Available data:
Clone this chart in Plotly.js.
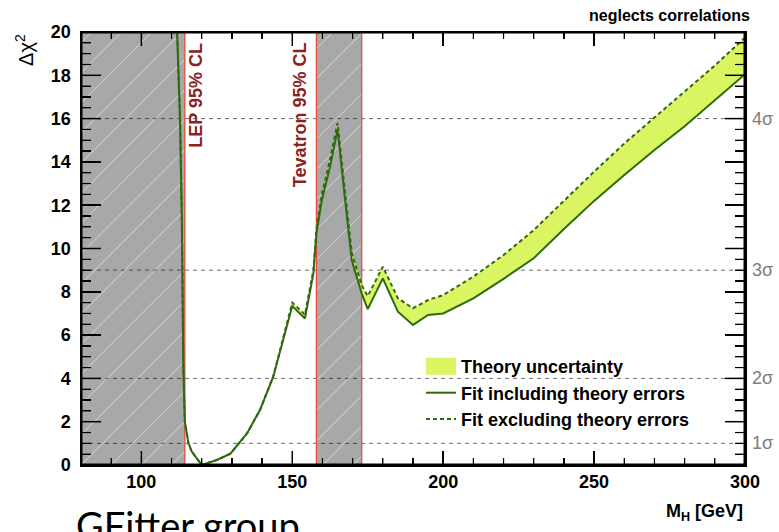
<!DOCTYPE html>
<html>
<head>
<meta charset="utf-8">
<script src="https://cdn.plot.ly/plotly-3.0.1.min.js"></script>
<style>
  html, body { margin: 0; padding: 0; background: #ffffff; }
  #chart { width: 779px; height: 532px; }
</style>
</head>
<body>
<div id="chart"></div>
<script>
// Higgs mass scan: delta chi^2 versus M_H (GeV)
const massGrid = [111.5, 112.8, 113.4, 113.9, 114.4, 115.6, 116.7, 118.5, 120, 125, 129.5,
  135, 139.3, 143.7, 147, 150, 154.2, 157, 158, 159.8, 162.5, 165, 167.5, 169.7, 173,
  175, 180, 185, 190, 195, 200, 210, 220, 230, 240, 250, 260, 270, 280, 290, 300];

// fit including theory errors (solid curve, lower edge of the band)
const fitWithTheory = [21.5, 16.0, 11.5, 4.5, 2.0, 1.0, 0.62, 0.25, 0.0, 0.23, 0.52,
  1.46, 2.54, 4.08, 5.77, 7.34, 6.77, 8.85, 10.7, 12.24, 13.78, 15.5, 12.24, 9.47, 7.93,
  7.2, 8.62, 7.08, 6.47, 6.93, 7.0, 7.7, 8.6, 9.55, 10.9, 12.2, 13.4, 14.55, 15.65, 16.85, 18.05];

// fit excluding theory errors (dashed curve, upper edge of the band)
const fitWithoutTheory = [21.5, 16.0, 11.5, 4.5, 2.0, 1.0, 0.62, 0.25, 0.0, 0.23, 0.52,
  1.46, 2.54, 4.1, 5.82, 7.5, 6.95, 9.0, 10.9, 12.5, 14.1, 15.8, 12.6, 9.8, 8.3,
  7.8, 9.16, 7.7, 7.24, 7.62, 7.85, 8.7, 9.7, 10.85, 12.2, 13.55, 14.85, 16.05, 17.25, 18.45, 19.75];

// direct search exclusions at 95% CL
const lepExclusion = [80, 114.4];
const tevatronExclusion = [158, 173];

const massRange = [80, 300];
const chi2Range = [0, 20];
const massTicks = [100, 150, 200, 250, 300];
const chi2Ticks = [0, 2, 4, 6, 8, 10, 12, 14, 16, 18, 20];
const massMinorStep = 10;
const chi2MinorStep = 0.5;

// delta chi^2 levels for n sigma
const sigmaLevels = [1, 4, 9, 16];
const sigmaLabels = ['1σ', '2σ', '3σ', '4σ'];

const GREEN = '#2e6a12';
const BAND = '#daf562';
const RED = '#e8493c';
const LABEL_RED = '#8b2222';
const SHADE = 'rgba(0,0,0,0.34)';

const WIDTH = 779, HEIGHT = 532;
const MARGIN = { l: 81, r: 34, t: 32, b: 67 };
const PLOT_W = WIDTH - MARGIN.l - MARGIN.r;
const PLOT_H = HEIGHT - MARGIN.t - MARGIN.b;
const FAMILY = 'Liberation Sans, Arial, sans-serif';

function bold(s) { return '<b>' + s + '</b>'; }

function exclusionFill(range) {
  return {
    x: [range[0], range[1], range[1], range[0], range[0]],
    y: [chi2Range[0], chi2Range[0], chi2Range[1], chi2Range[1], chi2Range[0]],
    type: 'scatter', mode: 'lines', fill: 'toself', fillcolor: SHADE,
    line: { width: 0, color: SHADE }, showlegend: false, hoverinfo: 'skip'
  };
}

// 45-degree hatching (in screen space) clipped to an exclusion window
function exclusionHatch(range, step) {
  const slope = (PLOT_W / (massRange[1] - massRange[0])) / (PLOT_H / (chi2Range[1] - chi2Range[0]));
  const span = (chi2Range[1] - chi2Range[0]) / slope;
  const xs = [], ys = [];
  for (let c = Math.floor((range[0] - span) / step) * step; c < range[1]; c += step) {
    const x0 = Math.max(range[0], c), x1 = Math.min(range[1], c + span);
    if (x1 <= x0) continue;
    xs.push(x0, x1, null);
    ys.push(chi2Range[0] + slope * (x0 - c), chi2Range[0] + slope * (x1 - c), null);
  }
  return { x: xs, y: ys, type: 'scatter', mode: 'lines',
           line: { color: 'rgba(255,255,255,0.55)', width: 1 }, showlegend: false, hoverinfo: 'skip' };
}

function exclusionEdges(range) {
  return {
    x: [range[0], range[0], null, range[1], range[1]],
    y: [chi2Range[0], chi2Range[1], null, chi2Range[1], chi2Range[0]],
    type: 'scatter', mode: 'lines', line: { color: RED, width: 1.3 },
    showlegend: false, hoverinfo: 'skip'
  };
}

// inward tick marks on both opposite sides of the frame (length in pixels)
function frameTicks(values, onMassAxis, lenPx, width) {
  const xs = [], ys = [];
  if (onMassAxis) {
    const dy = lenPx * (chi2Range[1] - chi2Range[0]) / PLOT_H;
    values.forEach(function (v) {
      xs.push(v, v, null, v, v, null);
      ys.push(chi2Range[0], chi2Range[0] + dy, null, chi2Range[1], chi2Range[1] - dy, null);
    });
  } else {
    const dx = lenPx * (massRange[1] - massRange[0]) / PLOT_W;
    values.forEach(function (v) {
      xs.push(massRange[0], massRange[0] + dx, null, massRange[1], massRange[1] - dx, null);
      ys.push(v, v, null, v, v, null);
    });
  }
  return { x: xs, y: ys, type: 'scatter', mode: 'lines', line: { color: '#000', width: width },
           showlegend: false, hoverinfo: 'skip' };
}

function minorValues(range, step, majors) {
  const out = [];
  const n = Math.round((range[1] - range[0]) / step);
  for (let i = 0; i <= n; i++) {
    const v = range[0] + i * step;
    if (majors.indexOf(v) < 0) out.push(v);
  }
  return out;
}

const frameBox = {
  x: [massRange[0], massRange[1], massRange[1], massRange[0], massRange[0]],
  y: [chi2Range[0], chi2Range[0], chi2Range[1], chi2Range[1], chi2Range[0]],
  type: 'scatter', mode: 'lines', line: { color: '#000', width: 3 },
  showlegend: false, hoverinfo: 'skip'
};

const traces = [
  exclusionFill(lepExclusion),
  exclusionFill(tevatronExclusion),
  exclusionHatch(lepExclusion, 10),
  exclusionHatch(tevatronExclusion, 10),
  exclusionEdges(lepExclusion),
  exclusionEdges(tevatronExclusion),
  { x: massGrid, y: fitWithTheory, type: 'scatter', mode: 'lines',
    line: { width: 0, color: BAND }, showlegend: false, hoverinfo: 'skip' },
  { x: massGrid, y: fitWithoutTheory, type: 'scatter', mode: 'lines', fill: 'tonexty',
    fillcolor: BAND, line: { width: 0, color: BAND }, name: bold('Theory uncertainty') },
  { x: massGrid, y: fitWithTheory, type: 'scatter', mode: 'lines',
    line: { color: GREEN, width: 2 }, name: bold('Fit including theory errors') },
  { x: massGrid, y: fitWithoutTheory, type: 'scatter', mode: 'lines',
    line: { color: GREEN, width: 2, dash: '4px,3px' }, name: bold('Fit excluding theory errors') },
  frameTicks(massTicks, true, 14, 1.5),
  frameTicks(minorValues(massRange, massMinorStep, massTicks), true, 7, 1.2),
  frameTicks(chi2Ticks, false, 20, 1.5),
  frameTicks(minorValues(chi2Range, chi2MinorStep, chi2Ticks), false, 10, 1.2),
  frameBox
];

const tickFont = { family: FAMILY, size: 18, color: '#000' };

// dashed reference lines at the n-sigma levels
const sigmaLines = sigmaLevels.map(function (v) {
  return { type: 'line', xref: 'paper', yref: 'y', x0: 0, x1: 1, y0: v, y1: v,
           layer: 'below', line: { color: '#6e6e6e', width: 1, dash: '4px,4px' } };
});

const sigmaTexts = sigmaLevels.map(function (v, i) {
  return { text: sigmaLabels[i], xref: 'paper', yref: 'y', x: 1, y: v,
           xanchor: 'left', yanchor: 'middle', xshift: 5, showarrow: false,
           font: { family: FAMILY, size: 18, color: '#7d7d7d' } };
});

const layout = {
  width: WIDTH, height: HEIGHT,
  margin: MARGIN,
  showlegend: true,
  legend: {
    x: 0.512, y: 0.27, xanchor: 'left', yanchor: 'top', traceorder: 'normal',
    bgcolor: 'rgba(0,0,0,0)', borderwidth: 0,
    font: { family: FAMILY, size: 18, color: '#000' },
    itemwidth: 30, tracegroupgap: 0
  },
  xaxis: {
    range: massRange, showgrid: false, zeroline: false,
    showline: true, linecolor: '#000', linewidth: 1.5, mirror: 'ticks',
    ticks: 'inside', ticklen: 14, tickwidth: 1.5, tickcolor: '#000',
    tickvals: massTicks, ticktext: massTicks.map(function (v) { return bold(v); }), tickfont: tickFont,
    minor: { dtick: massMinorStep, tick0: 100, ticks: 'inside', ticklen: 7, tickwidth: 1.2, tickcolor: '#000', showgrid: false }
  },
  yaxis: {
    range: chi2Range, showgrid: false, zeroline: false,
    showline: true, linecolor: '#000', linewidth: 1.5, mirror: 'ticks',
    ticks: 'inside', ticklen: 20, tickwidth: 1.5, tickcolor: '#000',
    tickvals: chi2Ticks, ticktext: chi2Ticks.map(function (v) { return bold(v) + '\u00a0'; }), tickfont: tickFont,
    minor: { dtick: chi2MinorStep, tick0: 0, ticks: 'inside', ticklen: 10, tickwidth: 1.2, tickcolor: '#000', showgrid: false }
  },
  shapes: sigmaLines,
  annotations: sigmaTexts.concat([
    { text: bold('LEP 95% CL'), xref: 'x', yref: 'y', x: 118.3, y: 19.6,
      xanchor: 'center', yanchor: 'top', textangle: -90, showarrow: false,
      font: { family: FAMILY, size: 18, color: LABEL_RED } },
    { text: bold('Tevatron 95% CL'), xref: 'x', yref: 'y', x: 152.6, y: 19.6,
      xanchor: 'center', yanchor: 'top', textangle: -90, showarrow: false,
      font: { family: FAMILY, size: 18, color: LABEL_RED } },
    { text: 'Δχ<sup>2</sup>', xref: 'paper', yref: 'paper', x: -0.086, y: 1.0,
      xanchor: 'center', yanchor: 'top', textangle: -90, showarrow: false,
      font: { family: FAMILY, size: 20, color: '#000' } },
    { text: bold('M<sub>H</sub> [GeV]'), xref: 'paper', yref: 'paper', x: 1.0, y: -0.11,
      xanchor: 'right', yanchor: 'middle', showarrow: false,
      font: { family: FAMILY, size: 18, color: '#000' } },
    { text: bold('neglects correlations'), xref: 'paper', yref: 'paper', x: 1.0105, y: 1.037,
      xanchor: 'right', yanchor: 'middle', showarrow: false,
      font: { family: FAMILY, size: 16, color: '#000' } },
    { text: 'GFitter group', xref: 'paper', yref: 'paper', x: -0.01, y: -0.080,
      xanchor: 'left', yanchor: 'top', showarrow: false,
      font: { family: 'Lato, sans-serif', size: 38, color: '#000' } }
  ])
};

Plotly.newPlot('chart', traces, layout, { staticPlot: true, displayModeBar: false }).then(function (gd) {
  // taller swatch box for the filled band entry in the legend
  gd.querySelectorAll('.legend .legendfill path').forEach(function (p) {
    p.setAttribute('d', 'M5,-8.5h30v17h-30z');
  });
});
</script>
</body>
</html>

Short problem:
Write out each line of the listing above, exactly, from its first line to the line holding "const chi2MinorStep = 0.5;", inclusive. Skip the pictures.

Written solution:
Clone this chart in Plotly.js.
<!DOCTYPE html>
<html>
<head>
<meta charset="utf-8">
<script src="https://cdn.plot.ly/plotly-3.0.1.min.js"></script>
<style>
  html, body { margin: 0; padding: 0; background: #ffffff; }
  #chart { width: 779px; height: 532px; }
</style>
</head>
<body>
<div id="chart"></div>
<script>
// Higgs mass scan: delta chi^2 versus M_H (GeV)
const massGrid = [111.5, 112.8, 113.4, 113.9, 114.4, 115.6, 116.7, 118.5, 120, 125, 129.5,
  135, 139.3, 143.7, 147, 150, 154.2, 157, 158, 159.8, 162.5, 165, 167.5, 169.7, 173,
  175, 180, 185, 190, 195, 200, 210, 220, 230, 240, 250, 260, 270, 280, 290, 300];

// fit including theory errors (solid curve, lower edge of the band)
const fitWithTheory = [21.5, 16.0, 11.5, 4.5, 2.0, 1.0, 0.62, 0.25, 0.0, 0.23, 0.52,
  1.46, 2.54, 4.08, 5.77, 7.34, 6.77, 8.85, 10.7, 12.24, 13.78, 15.5, 12.24, 9.47, 7.93,
  7.2, 8.62, 7.08, 6.47, 6.93, 7.0, 7.7, 8.6, 9.55, 10.9, 12.2, 13.4, 14.55, 15.65, 16.85, 18.05];

// fit excluding theory errors (dashed curve, upper edge of the band)
const fitWithoutTheory = [21.5, 16.0, 11.5, 4.5, 2.0, 1.0, 0.62, 0.25, 0.0, 0.23, 0.52,
  1.46, 2.54, 4.1, 5.82, 7.5, 6.95, 9.0, 10.9, 12.5, 14.1, 15.8, 12.6, 9.8, 8.3,
  7.8, 9.16, 7.7, 7.24, 7.62, 7.85, 8.7, 9.7, 10.85, 12.2, 13.55, 14.85, 16.05, 17.25, 18.45, 19.75];

// direct search exclusions at 95% CL
const lepExclusion = [80, 114.4];
const tevatronExclusion = [158, 173];

const massRange = [80, 300];
const chi2Range = [0, 20];
const massTicks = [100, 150, 200, 250, 300];
const chi2Ticks = [0, 2, 4, 6, 8, 10, 12, 14, 16, 18, 20];
const massMinorStep = 10;
const chi2MinorStep = 0.5;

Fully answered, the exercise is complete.